_Exercise instructions_: Skip every picture and transcribe the remaining material exactly.

==*==

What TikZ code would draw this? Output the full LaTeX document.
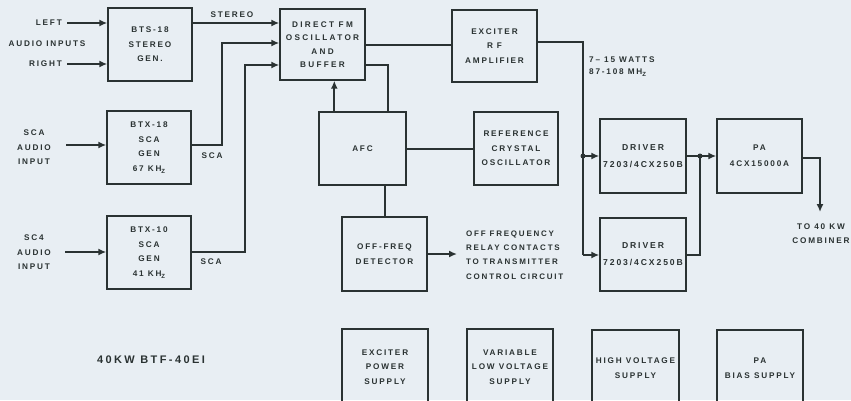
\documentclass[tikz,border=0pt]{standalone}
\usepackage{fontspec}
\setmainfont{Liberation Sans}[LetterSpace=22]
\usetikzlibrary{arrows.meta,calc}
\definecolor{bg}{HTML}{E8EEF3}
\definecolor{ink}{HTML}{2A3232}
\newcommand\bxfont{\fontsize{8.2}{14.5}\selectfont\bfseries}
\newcommand\zsub{\raisebox{-2pt}{\fontsize{6}{6}\selectfont Z}}
\begin{document}
\begin{tikzpicture}[x=1pt,y=-1pt,
  box/.style={draw=ink, line width=1.4pt, inner sep=0pt, align=center,
    font=\bxfont, text=ink, minimum width=85pt, minimum height=73pt},
  lab/.style={inner sep=0pt, align=center, font=\bxfont, text=ink},
  conn/.style={draw=ink, line width=2pt},
  arr/.style={conn, -{Latex[length=8pt,width=7pt]}}]
\useasboundingbox[fill=bg] (0,0) rectangle (851,400);

% boxes
\node[box, minimum width=84pt] (bts) at (150,44.5) {BTS-18\\STEREO\\GEN.};
\node[box, minimum height=71pt, font=\fontsize{8.2}{13.5}\selectfont\bfseries\addfontfeatures{LetterSpace=28}] (dfm) at (322.5,44.5) {DIRECT FM\\OSCILLATOR\\AND\\BUFFER};
\node[box, minimum height=72pt] (exc) at (494.5,46) {EXCITER\\R F\\AMPLIFIER};
\node[box, minimum width=84pt] (sca1) at (149,147.5) {BTX-18\\SCA\\GEN\\67 KH\zsub};
\node[box, minimum width=84pt] (sca2) at (149,252.5) {BTX-10\\SCA\\GEN\\41 KH\zsub};
\node[box, minimum width=87pt] (afc) at (362.5,148.5) {AFC};
\node[box, minimum width=84pt] (ref) at (516,148.5) {REFERENCE\\CRYSTAL\\OSCILLATOR};
\node[box, minimum height=74pt] (off) at (384.5,254) {OFF-FREQ\\DETECTOR};
\node[box, minimum width=86pt, minimum height=74pt, font=\fontsize{8.6}{17}\selectfont\bfseries] (drv1) at (643,156) {DRIVER\\7203/4CX250B};
\node[box, minimum width=86pt, font=\fontsize{8.6}{17}\selectfont\bfseries] (drv2) at (643,254.5) {DRIVER\\7203/4CX250B};
\node[box, minimum height=74pt, font=\fontsize{8.2}{16}\selectfont\bfseries] (pa) at (759.5,156) {PA\\4CX15000A};
\node[box, minimum width=86pt, minimum height=76pt] (eps) at (385,367) {EXCITER\\POWER\\SUPPLY};
\node[box, minimum width=86pt, minimum height=76pt] (vlv) at (510,367) {VARIABLE\\LOW VOLTAGE\\SUPPLY};
\node[box, minimum width=87pt, minimum height=76pt] (hvs) at (635.5,368) {HIGH VOLTAGE\\SUPPLY};
\node[box, minimum width=86pt, minimum height=76pt] (pab) at (760,368) {PA\\BIAS SUPPLY};

% labels
\node[lab, anchor=east] (lft) at (62,23) {LEFT};
\node[lab] (ai) at (47,44) {AUDIO INPUTS};
\node[lab, anchor=east] (rgt) at (62,64) {RIGHT};
\node[lab] (st) at (232,15) {STEREO};
\node[lab] (sa1) at (34,147.5) {SCA\\AUDIO\\INPUT};
\node[lab] (sa2) at (34,252.5) {SC4\\AUDIO\\INPUT};
\node[lab] (sl1) at (212,156) {SCA};
\node[lab] (sl2) at (211,262) {SCA};
\node[lab, anchor=west, align=left, font=\fontsize{8.2}{12}\selectfont\bfseries] (wt) at (589,67) {7-- 15 WATTS\\87-108 MH\zsub};
\node[lab, anchor=west, align=left, font=\fontsize{8}{14.3}\selectfont\bfseries] (oft) at (466,255) {OFF FREQUENCY\\RELAY CONTACTS\\TO TRANSMITTER\\CONTROL CIRCUIT};
\node[lab] (comb) at (821,233.5) {TO 40 KW\\COMBINER};
\node[lab, font=\fontsize{11}{12}\selectfont\bfseries] (ttl) at (151,360) {40KW BTF-40EI};

% coordinates
\coordinate (s1in) at (66,145);
\coordinate (s2in) at (65,252);
\coordinate (v1) at (222,43);
\coordinate (v2) at (245,65);
\coordinate (bus) at (583,255);
\coordinate (jn) at (700,156);
\coordinate (cb) at (820,212);

% inputs
\draw[arr] ([xshift=5pt]lft.east) -- (lft -| bts.west);
\draw[arr] ([xshift=5pt]rgt.east) -- (rgt -| bts.west);
\draw[arr] (s1in) -- (s1in -| sca1.west);
\draw[arr] (s2in) -- (s2in -| sca2.west);

% into oscillator
\draw[arr] (lft -| bts.east) -- (lft -| dfm.west);
\draw[arr] (s1in -| sca1.east) -| (v1) -- (v1 -| dfm.west);
\draw[arr] (s2in -| sca2.east) -| (v2) -- (v2 -| dfm.west);

% oscillator chain
\draw[conn] (dfm.east) -- (dfm.east -| exc.west);
\draw[conn] (v2 -| dfm.east) -| ([xshift=-19pt]afc.north east);
\draw[arr] ([xshift=16pt]afc.north west) -- ([xshift=16pt]afc.north west |- dfm.south);
\draw[conn] (afc.east) -- (afc.east -| ref.west);
\draw[conn] (off.north) -- (off.north |- afc.south);
\draw[arr] (off.east) -- ([xshift=-9pt]off.east -| oft.west);

% RF chain
\draw[conn] ([yshift=4pt]exc.east) -| (bus);
\draw[arr] (bus) -- (bus -| drv2.west);
\draw[arr] (bus |- drv1.west) -- (drv1.west);
\fill[ink] (bus |- drv1.west) circle (2.5pt);
\draw[arr] (drv1.east) -- (pa.west);
\draw[conn] (drv2.east) -| (jn);
\fill[ink] (jn) circle (2.5pt);
\draw[arr] ([yshift=-2pt]pa.east) -| (cb);
\end{tikzpicture}
\end{document}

==*==

_Exercise result_:
What TikZ code would draw this? Output the full LaTeX document.
\documentclass[tikz,border=0pt]{standalone}
\usepackage{fontspec}
\setmainfont{Liberation Sans}[LetterSpace=22]
\usetikzlibrary{arrows.meta,calc}
\definecolor{bg}{HTML}{E8EEF3}
\definecolor{ink}{HTML}{2A3232}
\newcommand\bxfont{\fontsize{8.2}{14.5}\selectfont\bfseries}
\newcommand\zsub{\raisebox{-2pt}{\fontsize{6}{6}\selectfont Z}}
\begin{document}
\begin{tikzpicture}[x=1pt,y=-1pt,
  box/.style={draw=ink, line width=1.4pt, inner sep=0pt, align=center,
    font=\bxfont, text=ink, minimum width=85pt, minimum height=73pt},
  lab/.style={inner sep=0pt, align=center, font=\bxfont, text=ink},
  conn/.style={draw=ink, line width=2pt},
  arr/.style={conn, -{Latex[length=8pt,width=7pt]}}]
\useasboundingbox[fill=bg] (0,0) rectangle (851,400);

% boxes
\node[box, minimum width=84pt] (bts) at (150,44.5) {BTS-18\\STEREO\\GEN.};
\node[box, minimum height=71pt, font=\fontsize{8.2}{13.5}\selectfont\bfseries\addfontfeatures{LetterSpace=28}] (dfm) at (322.5,44.5) {DIRECT FM\\OSCILLATOR\\AND\\BUFFER};
\node[box, minimum height=72pt] (exc) at (494.5,46) {EXCITER\\R F\\AMPLIFIER};
\node[box, minimum width=84pt] (sca1) at (149,147.5) {BTX-18\\SCA\\GEN\\67 KH\zsub};
\node[box, minimum width=84pt] (sca2) at (149,252.5) {BTX-10\\SCA\\GEN\\41 KH\zsub};
\node[box, minimum width=87pt] (afc) at (362.5,148.5) {AFC};
\node[box, minimum width=84pt] (ref) at (516,148.5) {REFERENCE\\CRYSTAL\\OSCILLATOR};
\node[box, minimum height=74pt] (off) at (384.5,254) {OFF-FREQ\\DETECTOR};
\node[box, minimum width=86pt, minimum height=74pt, font=\fontsize{8.6}{17}\selectfont\bfseries] (drv1) at (643,156) {DRIVER\\7203/4CX250B};
\node[box, minimum width=86pt, font=\fontsize{8.6}{17}\selectfont\bfseries] (drv2) at (643,254.5) {DRIVER\\7203/4CX250B};
\node[box, minimum height=74pt, font=\fontsize{8.2}{16}\selectfont\bfseries] (pa) at (759.5,156) {PA\\4CX15000A};
\node[box, minimum width=86pt, minimum height=76pt] (eps) at (385,367) {EXCITER\\POWER\\SUPPLY};
\node[box, minimum width=86pt, minimum height=76pt] (vlv) at (510,367) {VARIABLE\\LOW VOLTAGE\\SUPPLY};
\node[box, minimum width=87pt, minimum height=76pt] (hvs) at (635.5,368) {HIGH VOLTAGE\\SUPPLY};
\node[box, minimum width=86pt, minimum height=76pt] (pab) at (760,368) {PA\\BIAS SUPPLY};

% labels
\node[lab, anchor=east] (lft) at (62,23) {LEFT};
\node[lab] (ai) at (47,44) {AUDIO INPUTS};
\node[lab, anchor=east] (rgt) at (62,64) {RIGHT};
\node[lab] (st) at (232,15) {STEREO};
\node[lab] (sa1) at (34,147.5) {SCA\\AUDIO\\INPUT};
\node[lab] (sa2) at (34,252.5) {SC4\\AUDIO\\INPUT};
\node[lab] (sl1) at (212,156) {SCA};
\node[lab] (sl2) at (211,262) {SCA};
\node[lab, anchor=west, align=left, font=\fontsize{8.2}{12}\selectfont\bfseries] (wt) at (589,67) {7-- 15 WATTS\\87-108 MH\zsub};
\node[lab, anchor=west, align=left, font=\fontsize{8}{14.3}\selectfont\bfseries] (oft) at (466,255) {OFF FREQUENCY\\RELAY CONTACTS\\TO TRANSMITTER\\CONTROL CIRCUIT};
\node[lab] (comb) at (821,233.5) {TO 40 KW\\COMBINER};
\node[lab, font=\fontsize{11}{12}\selectfont\bfseries] (ttl) at (151,360) {40KW BTF-40EI};

% coordinates
\coordinate (s1in) at (66,145);
\coordinate (s2in) at (65,252);
\coordinate (v1) at (222,43);
\coordinate (v2) at (245,65);
\coordinate (bus) at (583,255);
\coordinate (jn) at (700,156);
\coordinate (cb) at (820,212);

% inputs
\draw[arr] ([xshift=5pt]lft.east) -- (lft -| bts.west);
\draw[arr] ([xshift=5pt]rgt.east) -- (rgt -| bts.west);
\draw[arr] (s1in) -- (s1in -| sca1.west);
\draw[arr] (s2in) -- (s2in -| sca2.west);

% into oscillator
\draw[arr] (lft -| bts.east) -- (lft -| dfm.west);
\draw[arr] (s1in -| sca1.east) -| (v1) -- (v1 -| dfm.west);
\draw[arr] (s2in -| sca2.east) -| (v2) -- (v2 -| dfm.west);

% oscillator chain
\draw[conn] (dfm.east) -- (dfm.east -| exc.west);
\draw[conn] (v2 -| dfm.east) -| ([xshift=-19pt]afc.north east);
\draw[arr] ([xshift=16pt]afc.north west) -- ([xshift=16pt]afc.north west |- dfm.south);
\draw[conn] (afc.east) -- (afc.east -| ref.west);
\draw[conn] (off.north) -- (off.north |- afc.south);
\draw[arr] (off.east) -- ([xshift=-9pt]off.east -| oft.west);

% RF chain
\draw[conn] ([yshift=4pt]exc.east) -| (bus);
\draw[arr] (bus) -- (bus -| drv2.west);
\draw[arr] (bus |- drv1.west) -- (drv1.west);
\fill[ink] (bus |- drv1.west) circle (2.5pt);
\draw[arr] (drv1.east) -- (pa.west);
\draw[conn] (drv2.east) -| (jn);
\fill[ink] (jn) circle (2.5pt);
\draw[arr] ([yshift=-2pt]pa.east) -| (cb);
\end{tikzpicture}
\end{document}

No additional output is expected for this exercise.